Какой из различных социальных типов составляет основу остальных и предоставляет критерий для их оценки? Или каков тот критерий и стандарт, по которому все они должны оцениваться одинаково? Для Вико такой вопрос лишен смысла. Правительства, говорит он, должны приспосабливаться к природе управляемого народа: школа государей — это мораль народов. Мы можем содрогаться при мысли о войне, о праве сильного, о превращении побежденных в рабство, то есть в движимое имущество: но общество, которое выражало себя в этих обычаях, было необходимым, а значит, хорошим. Поклонение силе, как мы уже говорили, занимало место и выполняло функцию еще невозможного правления разума. Позже наступил период полностью развитого человеческого разума, когда люди больше не оценивали друг друга по мерке силы, но в силу своей разумной природы, которая является истинной и вечной человеческой природой, признавали друг друга равными. Перемена времени принесла перемену обычаев: и новые были не менее хороши, но и не более, чем старые.
Было бы так же бесполезно искать общую меру этих различных социальных типов, как спрашивать, каков реальный возраст индивидуальной жизни, общая мера детства, юности, зрелости и старости. Это сравнение представлено самим Вико.

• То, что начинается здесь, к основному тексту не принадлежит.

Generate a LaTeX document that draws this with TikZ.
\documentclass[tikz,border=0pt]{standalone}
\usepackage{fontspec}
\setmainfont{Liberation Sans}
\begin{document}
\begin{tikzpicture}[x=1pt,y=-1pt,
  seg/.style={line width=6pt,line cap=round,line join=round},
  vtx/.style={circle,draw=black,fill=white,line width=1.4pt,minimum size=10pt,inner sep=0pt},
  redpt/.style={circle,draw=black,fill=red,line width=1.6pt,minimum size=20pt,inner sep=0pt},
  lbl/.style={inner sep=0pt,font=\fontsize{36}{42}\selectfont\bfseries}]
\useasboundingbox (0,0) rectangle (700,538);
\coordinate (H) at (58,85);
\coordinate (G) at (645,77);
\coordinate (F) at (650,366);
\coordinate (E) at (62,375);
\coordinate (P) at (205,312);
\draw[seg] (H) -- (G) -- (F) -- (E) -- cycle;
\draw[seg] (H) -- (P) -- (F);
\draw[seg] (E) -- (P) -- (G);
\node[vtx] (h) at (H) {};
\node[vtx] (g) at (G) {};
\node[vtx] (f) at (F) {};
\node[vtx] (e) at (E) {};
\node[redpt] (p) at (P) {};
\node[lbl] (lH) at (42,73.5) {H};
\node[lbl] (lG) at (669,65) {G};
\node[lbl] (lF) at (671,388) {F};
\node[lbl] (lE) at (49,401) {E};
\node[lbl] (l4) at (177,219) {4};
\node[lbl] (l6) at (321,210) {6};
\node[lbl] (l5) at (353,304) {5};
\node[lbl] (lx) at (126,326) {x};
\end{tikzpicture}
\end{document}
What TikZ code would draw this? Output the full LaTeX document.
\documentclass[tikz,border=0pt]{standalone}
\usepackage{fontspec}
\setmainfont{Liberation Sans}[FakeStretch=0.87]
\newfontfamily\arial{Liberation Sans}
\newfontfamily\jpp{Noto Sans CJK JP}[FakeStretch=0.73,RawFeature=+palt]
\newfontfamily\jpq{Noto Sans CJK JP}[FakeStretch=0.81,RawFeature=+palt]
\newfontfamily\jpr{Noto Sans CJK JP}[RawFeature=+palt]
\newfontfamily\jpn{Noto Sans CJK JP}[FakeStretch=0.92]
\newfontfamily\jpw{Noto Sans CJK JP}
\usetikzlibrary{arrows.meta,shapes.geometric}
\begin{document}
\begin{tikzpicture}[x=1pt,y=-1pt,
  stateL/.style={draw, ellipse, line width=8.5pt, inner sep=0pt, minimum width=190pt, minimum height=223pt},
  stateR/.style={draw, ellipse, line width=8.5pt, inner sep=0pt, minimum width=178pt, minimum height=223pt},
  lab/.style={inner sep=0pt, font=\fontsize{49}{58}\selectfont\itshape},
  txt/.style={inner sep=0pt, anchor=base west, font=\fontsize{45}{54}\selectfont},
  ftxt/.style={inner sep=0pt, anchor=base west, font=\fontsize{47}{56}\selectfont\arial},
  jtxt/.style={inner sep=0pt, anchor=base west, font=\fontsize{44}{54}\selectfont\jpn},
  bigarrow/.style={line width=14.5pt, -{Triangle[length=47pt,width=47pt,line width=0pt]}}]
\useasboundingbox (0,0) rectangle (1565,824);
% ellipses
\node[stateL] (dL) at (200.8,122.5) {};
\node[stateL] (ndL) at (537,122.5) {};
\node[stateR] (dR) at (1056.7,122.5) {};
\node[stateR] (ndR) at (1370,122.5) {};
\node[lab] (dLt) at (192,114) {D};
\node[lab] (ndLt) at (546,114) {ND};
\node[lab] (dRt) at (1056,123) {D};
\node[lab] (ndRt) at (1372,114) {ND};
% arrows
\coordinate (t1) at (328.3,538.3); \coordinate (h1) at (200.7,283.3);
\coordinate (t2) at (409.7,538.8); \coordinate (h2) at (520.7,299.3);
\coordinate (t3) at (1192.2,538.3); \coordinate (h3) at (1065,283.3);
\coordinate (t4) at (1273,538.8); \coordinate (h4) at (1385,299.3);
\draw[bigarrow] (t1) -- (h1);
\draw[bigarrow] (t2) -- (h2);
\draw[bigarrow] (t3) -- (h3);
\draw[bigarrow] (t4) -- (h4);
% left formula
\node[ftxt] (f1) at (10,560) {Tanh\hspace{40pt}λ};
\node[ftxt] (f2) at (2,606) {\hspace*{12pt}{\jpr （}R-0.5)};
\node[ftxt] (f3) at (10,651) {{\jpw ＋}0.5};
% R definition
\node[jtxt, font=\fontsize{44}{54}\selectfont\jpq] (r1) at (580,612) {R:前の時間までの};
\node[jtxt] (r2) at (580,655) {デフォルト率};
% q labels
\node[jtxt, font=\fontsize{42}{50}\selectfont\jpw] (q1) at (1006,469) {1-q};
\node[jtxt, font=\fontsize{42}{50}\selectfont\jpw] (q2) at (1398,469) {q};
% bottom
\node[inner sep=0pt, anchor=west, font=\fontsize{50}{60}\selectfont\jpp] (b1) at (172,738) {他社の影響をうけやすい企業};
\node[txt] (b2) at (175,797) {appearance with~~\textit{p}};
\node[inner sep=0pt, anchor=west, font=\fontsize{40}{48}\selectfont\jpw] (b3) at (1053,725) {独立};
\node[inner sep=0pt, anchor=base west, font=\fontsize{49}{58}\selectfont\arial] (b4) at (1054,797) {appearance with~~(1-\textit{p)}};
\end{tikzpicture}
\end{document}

Как дети формируют все свои идеи согласно своим прихотям и осуществляют их с насилием, как юноши оживляют все своим воображением, как взрослые люди направляют свои дела скорее чистым разумом, а старики — здравой рассудительностью; так обстоит дело и с человеческим родом, который после своих слабых, изолированных и нищих истоков растет сначала в необузданной свободе, затем вновь открывает необходимые, полезные и комфортные стороны жизни с помощью гения и воображения (век поэзии), и, наконец, культивирует мудрость посредством разума (век философии). Аналогичным образом, естественное право возникло сначала в законах, так сказать, справедливой страсти и справедливого насилия: затем оно было облечено в различные мифы справедливого разума: и, наконец, было открыто провозглашено в своей чистой рациональности и благородной истине.